▶ **Task to complete**:
Collect all lines containing the word "this" from the data.

-- Begin Information shown --

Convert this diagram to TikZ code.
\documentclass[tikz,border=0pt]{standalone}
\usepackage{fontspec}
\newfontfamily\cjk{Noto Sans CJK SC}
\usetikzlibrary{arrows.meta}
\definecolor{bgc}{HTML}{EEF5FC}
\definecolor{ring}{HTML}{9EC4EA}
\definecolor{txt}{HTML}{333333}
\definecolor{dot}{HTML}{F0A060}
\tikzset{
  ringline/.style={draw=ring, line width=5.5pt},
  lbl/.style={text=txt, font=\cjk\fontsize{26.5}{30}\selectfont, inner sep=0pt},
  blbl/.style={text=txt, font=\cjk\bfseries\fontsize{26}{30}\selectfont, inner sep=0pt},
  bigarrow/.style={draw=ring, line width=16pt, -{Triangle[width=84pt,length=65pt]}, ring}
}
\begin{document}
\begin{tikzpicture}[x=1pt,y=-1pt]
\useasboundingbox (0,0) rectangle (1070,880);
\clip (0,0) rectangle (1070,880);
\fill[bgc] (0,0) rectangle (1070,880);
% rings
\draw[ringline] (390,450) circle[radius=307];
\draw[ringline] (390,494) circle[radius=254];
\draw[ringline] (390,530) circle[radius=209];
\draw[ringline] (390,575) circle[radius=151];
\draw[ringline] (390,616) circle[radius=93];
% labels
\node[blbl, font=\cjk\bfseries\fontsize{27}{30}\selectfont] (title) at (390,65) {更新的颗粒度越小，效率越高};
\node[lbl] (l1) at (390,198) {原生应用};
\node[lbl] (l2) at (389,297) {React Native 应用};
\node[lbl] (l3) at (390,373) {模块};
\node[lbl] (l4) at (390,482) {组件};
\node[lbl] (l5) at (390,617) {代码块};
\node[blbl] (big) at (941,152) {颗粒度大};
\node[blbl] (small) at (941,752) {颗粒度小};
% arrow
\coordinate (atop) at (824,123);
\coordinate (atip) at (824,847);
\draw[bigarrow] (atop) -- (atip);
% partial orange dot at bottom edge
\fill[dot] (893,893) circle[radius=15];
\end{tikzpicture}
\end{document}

-- End Information shown --
-- Begin Information shown --

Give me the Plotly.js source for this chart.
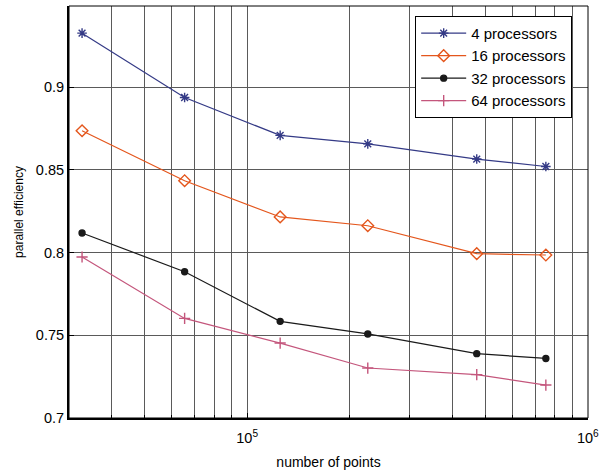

-- End Information shown --

▶ **Problem solution**:
Convert this diagram to TikZ code.
Give me the Plotly.js source for this chart.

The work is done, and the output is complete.